Tuesday, September 15, 2020

Adorno: Kulturkritik und Gesellschaft, S. 97-122, "Aldous Huxley und die Utopie"

Huxleys Dystopie einer gescheiterten gesellschaftlichen Befreiung bringt Adorno dazu, viel deutlicher und ausführlicher als er das sonst zumeist tut, seine eigene Vorstellung einer dieser entgegen gesetzten gelungenen Befreiung zu formulieren. Ausgangspunkt ist ein längeres Horkheimer-Zitat über die Befriedigung der materiellen Bedürfnisse als Voraussetzung einer befreiten Gesellschaft (111f). Daran anschließend führt Adorno aus, wie sich mit dem Schritt in die befreite, nicht mehr kapitalistische Gesellschaft auch die Bedürfnisse selbst verändern könnten. So ganz werde ich nicht schlau aus der Passage. Es geht wohl darum, Bedürfnisse nicht mehr zwingend aus der Perspektive ihrer eventuellen Befriedigung denken zu müssen. Wenn man seinen Bedürfnissen nicht mehr ausgeliefert ist, wenn der praktische Geist, der sich an die Bedürfnisse heftet und sie fesselt, verschwindet, dann sind diese Bedürfnisse nicht mehr statisch, sondern... was genau? Es tauchen Formulierungen auf wie ein plötzlich "völlig anders" aussehendes Bedürfnis (112), ein "lustvoller (...) Verzicht" auf Lametta (113), am Ende der Passage redet er gar dem "eigentlichen, nicht entstellten Sinn" der Bedürfnisse (114) das Wort.

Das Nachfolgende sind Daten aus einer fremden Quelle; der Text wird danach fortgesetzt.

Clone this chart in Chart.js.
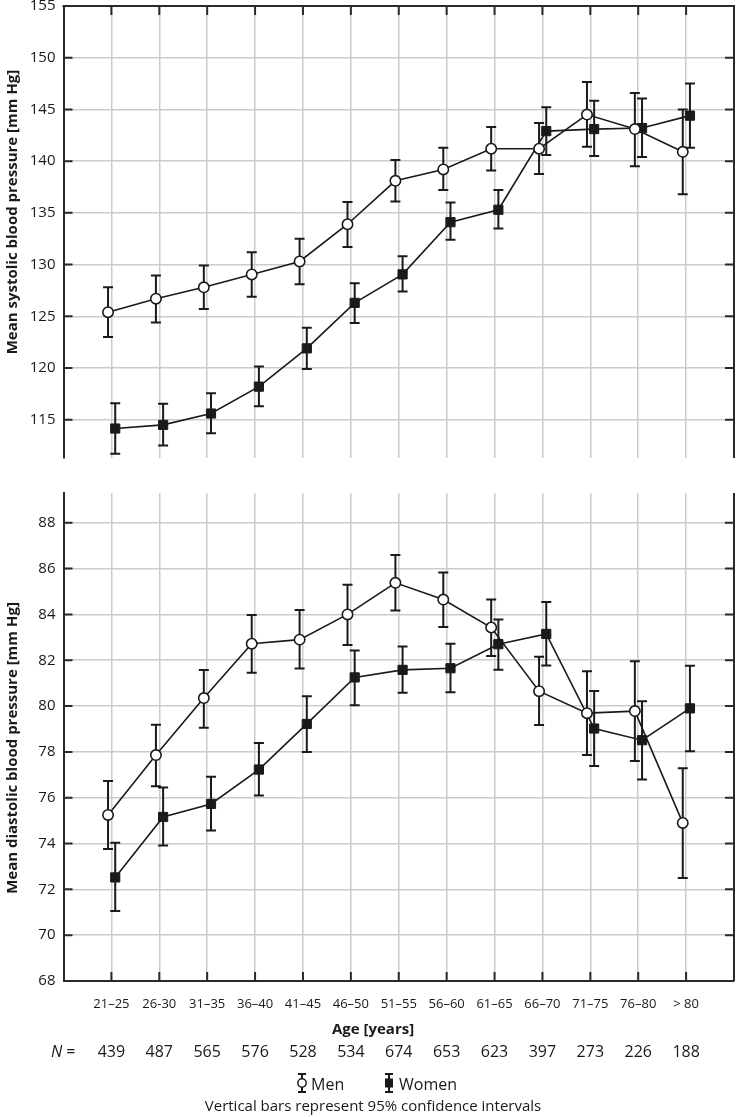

Die Flucht in die Eigentlichkeit - das ist doch eine kleine Enttäuschung. aber vielleicht verweist es auch nur auf den notwendig anti-utopischen Charakter der kritischen Theorie.

Außerdem wendet Adorno, und das ist vielleicht ergiebiger, einige Passagen des Romans direkt ins Utopische; insbesondere betrifft das solche, die sich mit Sexualität befassen. Die "Verfügung aller über alle" in den Orgien (107) wie auch den "überaus verlockenden" Effekt der "künstliche[n] Anmut und zellophanhafte[n] Schönheit" Leninas (107f) sind für ihn inkompatibel mit der dystopischen Ausrichtung. Denn: "Durch die totale gesellschaftliche Vermittlung [von Sexualität] stellte gleichsam von außen nach innen zweite Unmittelbarkeit, Humanität sich her." (108) Hier ist die Utopie nicht mehr auf Verzicht und Eigentlichkeit angewiesen.

Ansonsten kritisiert Adorno unnachgiebig und luzide die idealistische Schlagseite des Romans, wobei ich mich manchmal gefragt habe, ob die Kritik nicht im Kern auf die Romanform selbst zielen müsste, auf den Akt des Dramatisierens und Fabulierens, etwa wenn er moniert, Huxleys Roman übertrage "die Schuld der Gegenwart gleichsam auf die Ungeborenen" (121). Das lässt sich nun einmal nur schwer vermeiden im Science-Fiction-Genre. Adornos Kritik bleibt durchweg auf der Ebene der Ideologie, der Ideenroman wird reduziert auf die Ideen.